Colombian Cyclists Dream Of Racing Out Of Poverty

Colombian Cyclists Dream Of Racing Out Of Poverty

WBEZ brings you fact-based news and information. Sign up for our newsletters to stay up to date on the stories that matter.

On a warm, clear, breezy day in the highlands of central Colombia, Luis Cardenas’ boys are moving fast, breathing hard, legs pumping, eyes focused on the asphalt ahead, 8,000 feet above sea level.

Cardenas is the coach of a cycling club for teenagers. And he pushes them hard.

“Go, go, go Johan, 500 more meters,” Cardenas says.

He’s talking to Johan Cardenas, one of the best teenage cyclists in this swath of emerald green mountains and potato farms.

This is a sparsely populated state called Boyaca, and it’s a cycling mecca.

In the rural mountains of central Colombia, life is a struggle, and career choices for young men include potato farming and herding goats.

And so teenage boys dream of a different future: cycling to glory in the French Alps and the Pyrenees. That’s because the rawboned cyclists from a string of hardscrabble Colombian towns have excelled as climbers in the world’s great bicycle races.

Learning To Suffer

Now, hopes rest with cyclists such as the 16-year-old Johan, who is not related to his coach. He has wavy black hair. He’s soft-spoken, mild-mannered.

But he also has the taut legs of a cyclist who can climb mile upon mile, up steep and forbidding mountain passes.

And he has something else they say all great cyclists must have: the ability to suffer — a lot.

“If you can’t suffer,” Johan says, “what good are you?”

In the European racing circuit, Colombian cyclists are famous for withstanding pain.

Luis “Lucho” Herrera is a national hero for winning a mountain stage of the 1985 Tour de France, plowing ahead even as his face was covered in blood from a crash.

More recently, mountain kings have included Santiago Botero, who said he rides like a madman, a warrior.

Then there’s Victor Hugo Pena, the mountain enforcer on Lance Armstrong’s squad.

Family Support Is Critical

In Boyaca, though, it’s not just the racers who sacrifice.

Johan’s mother, Marifely Leguisamon, makes ends meet with a restaurant run out of the family kitchen. His father, Yefferson Cardenas, works construction jobs, when he can get them.

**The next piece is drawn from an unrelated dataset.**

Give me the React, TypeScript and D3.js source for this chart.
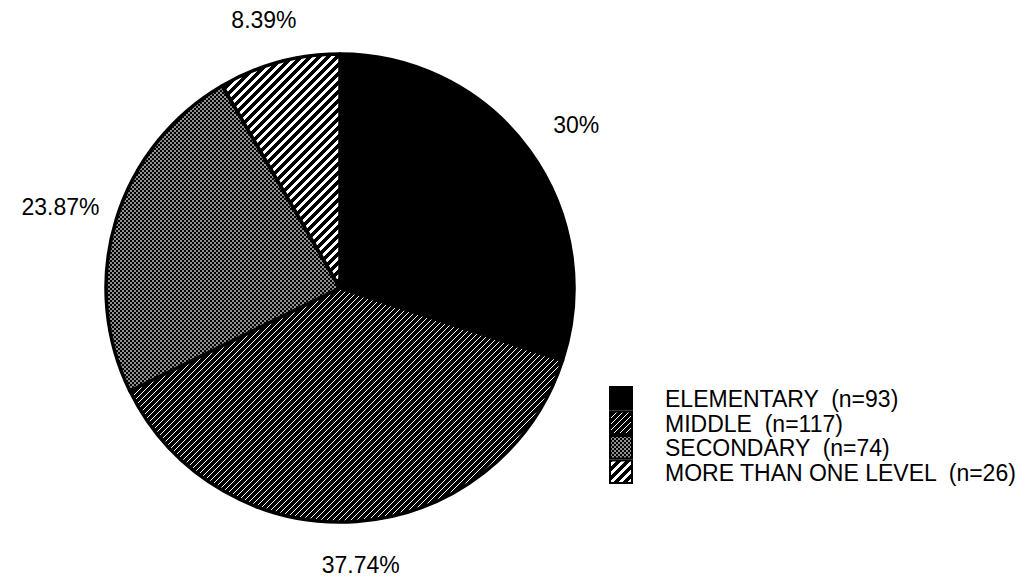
import React from "react";
import * as d3 from "d3";

const categories = ["ELEMENTARY", "MIDDLE", "SECONDARY", "MORE THAN ONE LEVEL"];
const counts = [93, 117, 74, 26];
const percentLabels = ["30%", "37.74%", "23.87%", "8.39%"];
const fills = ["#000", "url(#hatchDense)", "url(#checker)", "url(#hatchOpen)"];

const W = 1034;
const H = 578;
const cx = 340;
const cy = 288;
const R = 234;
// labels sit on an ellipse just outside the pie
const labelRx = 292;
const labelRy = 278;

function slashPath(p: number) {
  return `M-2,2 l4,-4 M0,${p} L${p},0 M${p - 2},${p + 2} l4,-4`;
}

export default function App() {
  const pie = d3
    .pie<number>()
    .sort(null)
    .value((d) => d)
    .startAngle(0)
    .endAngle(2 * Math.PI);
  const arcs = pie(counts);
  const arc = d3.arc<d3.PieArcDatum<number>>().innerRadius(0).outerRadius(R);

  const legendY = d3.scaleBand<string>().domain(categories).range([387, 483]).paddingInner(0.08);

  return (
    <svg
      width={W}
      height={H}
      style={{ position: "absolute", left: 0, top: 0, background: "#fff" }}
      fontFamily="'Liberation Sans', Arial, sans-serif"
    >
      <defs>
        <pattern id="hatchDense" width="6" height="6" patternUnits="userSpaceOnUse">
          <rect width="6" height="6" fill="#fff" />
          <path d={slashPath(6)} stroke="#000" strokeWidth={3.2} shapeRendering="crispEdges" />
        </pattern>
        <pattern id="hatchOpen" width="9" height="9" patternUnits="userSpaceOnUse">
          <rect width="9" height="9" fill="#fff" />
          <path d={slashPath(9)} stroke="#000" strokeWidth={3.1} shapeRendering="crispEdges" />
        </pattern>
        <pattern id="checker" width="4" height="4" patternUnits="userSpaceOnUse">
          <rect width="4" height="4" fill="#000" />
          <rect x="0.25" y="0.25" width="1.5" height="1.5" fill="#fff" />
          <rect x="2.25" y="2.25" width="1.5" height="1.5" fill="#fff" />
        </pattern>
      </defs>

      <g transform={`translate(${cx},${cy})`}>
        {arcs.map((a, i) => (
          <path key={categories[i]} d={arc(a) || ""} fill={fills[i]} stroke="#000" strokeWidth={3.5} strokeLinejoin="round" />
        ))}
        {arcs.map((a, i) => {
          const mid = (a.startAngle + a.endAngle) / 2;
          const x = labelRx * Math.sin(mid);
          const y = -labelRy * Math.cos(mid);
          return (
            <text key={"l" + i} x={x} y={y} textAnchor="middle" dominantBaseline="central" fontSize={23} fill="#000">
              {percentLabels[i]}
            </text>
          );
        })}
      </g>

      <g>
        {categories.map((c, i) => {
          const y = legendY(c) || 0;
          const h = legendY.bandwidth();
          return (
            <g key={"lg" + c}>
              <rect x={610} y={y} width={22} height={h} fill={fills[i]} stroke="#000" strokeWidth={2} />
              <text x={665} y={y + h / 2 + 1} dominantBaseline="central" fontSize={23} fill="#000" xmlSpace="preserve">
                {`${c}  (n=${counts[i]})`}
              </text>
            </g>
          );
        })}
      </g>
    </svg>
  );
}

To buy a new $6,000 racing bike for Johan, the family even sold its home.

“This is expensive, and sometimes there’s no money,” Leguisamon says. “And he needs food. He needs rest. He needs a lot of things.”

She says their great hope is for Johan to become a professional racer — and to excel.

At a recent bike competition, children barely big enough to walk had their own race. But the highlight for the day was the contest for the big kids — including Coach Cardenas’ boys.

As the cyclists passed the finish line, the top three spots went to three racers from Cardenas’ club.

Johan didn’t win — but he pedaled hard, finishing second.

It was another day on his bike, another good day, another day closer to becoming a professional racer.